This month's festival pick...
By Sheri Totty Posted on History
Clarksdale, Mississippi, is a farming town of 21,000 people in the northwestern part of the state, about 75 miles south of Memphis, Tennessee, and about 13 miles east of Arkansas. By any measure, except one, it’s the kind of small, slow-going, not-so-very memorable town you can see hundreds of throughout the South.
The one exception is the annual Sunflower River Blues & Gospel Festival in August, a two-day event at summer’s lazy peak that puts Clarksdale at the epicenter of the worldwide blues map. The festival, which turns 17 this year, has been a free, non-profit showcase for blues local, regional and national blues talent, as well as a tribute to some of the great blues men that Mississippi seemed to grow almost as a crop over the past 100 years.

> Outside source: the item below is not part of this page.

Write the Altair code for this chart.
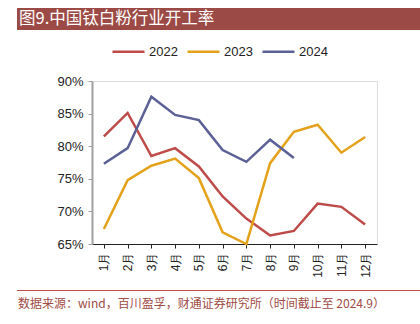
import altair as alt
import pandas as pd

months = ["1月", "2月", "3月", "4月", "5月", "6月", "7月", "8月", "9月", "10月", "11月", "12月"]
v2022 = [81.5, 85.1, 78.5, 79.7, 76.9, 72.3, 68.9, 66.3, 67.0, 71.2, 70.7, 68.0]
v2023 = [67.3, 74.8, 77.0, 78.1, 75.1, 66.8, 65.0, 77.4, 82.2, 83.3, 79.0, 81.4]
v2024 = [77.3, 79.7, 87.6, 84.8, 84.0, 79.4, 77.6, 81.0, 78.2]
series = ["2022", "2023", "2024"]
colors = ["#BE4B48", "#E3A21A", "#5B6096"]
y_ticks = [65, 70, 75, 80, 85, 90]
title_text = "图9.中国钛白粉行业开工率"
source_text = "数据来源：wind，百川盈孚，财通证券研究所（时间截止至 2024.9）"

rows = []
for name, vals in zip(series, [v2022, v2023, v2024]):
    for m, v in zip(months, vals):
        rows.append({"month": m, "value": v, "year": name})
df = pd.DataFrame(rows)

lines = alt.Chart(df).mark_line(strokeWidth=2.5, clip=False).encode(
    x=alt.X("month:O", sort=months,
            scale=alt.Scale(type="point", padding=0.5),
            axis=alt.Axis(title=None, labelAngle=270, labelAlign="right", labelBaseline="middle",
                          labelFontSize=12, labelColor="#222", labelPadding=4,
                          domainColor="#222", domainWidth=1.2, tickColor="#222", tickSize=4,
                          labelFont="Liberation Sans")),
    y=alt.Y("value:Q", scale=alt.Scale(domain=[65, 90], nice=False, zero=False),
            axis=alt.Axis(title=None, values=y_ticks, labelExpr="datum.value + '%'",
                          labelFontSize=13, labelColor="#222", labelFont="Liberation Sans",
                          domainColor="#A0A0A0", domainWidth=2, tickColor="#A0A0A0",
                          tickSize=4, labelPadding=5, grid=False)),
    color=alt.Color("year:N", scale=alt.Scale(domain=series, range=colors),
                    legend=alt.Legend(title=None, orient="none", direction="horizontal",
                                      legendX=19, legendY=-47, symbolType="stroke",
                                      symbolStrokeWidth=2.5, symbolSize=1024,
                                      labelFontSize=13, labelFont="Liberation Sans",
                                      labelColor="#222", columnPadding=4, labelOffset=3)),
)

deco = alt.Data(values=[{"a": 1}])
title_bar = alt.Chart(deco).mark_rect(color="#9B4A45").encode(
    x=alt.value(-75), x2=alt.value(328), y=alt.value(-73), y2=alt.value(-51))
title_txt = alt.Chart(deco).mark_text(align="left", baseline="middle", fontSize=16.5,
                                      color="#FFFFFF", font="Noto Sans CJK SC").encode(
    x=alt.value(-73), y=alt.value(-62), text=alt.value(title_text))
foot_line = alt.Chart(deco).mark_rule(color="#C0504D", strokeWidth=1).encode(
    x=alt.value(-75), x2=alt.value(328), y=alt.value(209.5))
foot_txt = alt.Chart(deco).mark_text(align="left", baseline="middle", fontSize=12,
                                     color="#A04B45", font="Noto Sans CJK SC").encode(
    x=alt.value(-74), y=alt.value(223), text=alt.value(source_text))

chart = alt.layer(title_bar, title_txt, foot_line, foot_txt, lines).properties(
    width=285, height=163,
    autosize=alt.AutoSizeParams(type="none"),
    padding={"left": 92, "top": 81, "right": 43, "bottom": 80},
).configure_view(stroke=None).configure(background="white")

chart.save("out.html", embed_options={"renderer": "svg", "actions": False})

In fact, the roster of greatest names in blues history is dominated by Mississippians: Howlin’ Wolf, Muddy Waters, B.B. King, John Lee Hooker, Jessie Mae Hemphill, David “Honeyboy” Edwards, Mississippi John Hurt, Jimmy Reed, Willy Dixon, Otis Spann, Big Joe Williams, Robert Johnson, Charley Patton and Big Joe Williams.
It’s unlikely that any other state in the Union has ever produced so many great artists in one field as Mississippi has in the blues.
Clarksdale’s festival, which will start this year on Friday afternoon, August 13, and run through the evening of Saturday, August 14, is sponsored primarily by the Sunflower River Blues Association, a non-profit organization dedicated to “preserving, perpetuating and promoting the blues.” The association has four co-sponsors, including the City of Clarksdale, the Delta Blues Education Fund, the county chamber of commerce and, perhaps most significantly, Clarkdale’s Delta Blues Museum.
The museum, known nationwide among blues fans, has done more than any other U.S. institution to preserve the history of the blues (we’ve listed its URL below). Traditionally, it precedes the festival with educational events, including lectures and exhibits, aimed at acquainting visitors with the history and importance of the blues.
Although the festival has modest means, it has garnered yearly recognition from the Southeast Tourism Society as one of the South’s Top 20 destinations in August. In 1996, Travel and Leisure magazine declared Sunflower "one of the top five blues and jazz festivals in the country."
Keep in mind that Mississippi in August is sweltering and sticky hot. Attending Sunflower isn’t like dallying in the cool grass at Tanglewood. On the other hand, the torrid days of late summer are the same kind that drove the old blues men out to their stoops over the years, guitars in hand, sitting in the listless air and defying the heat to sing about love and life.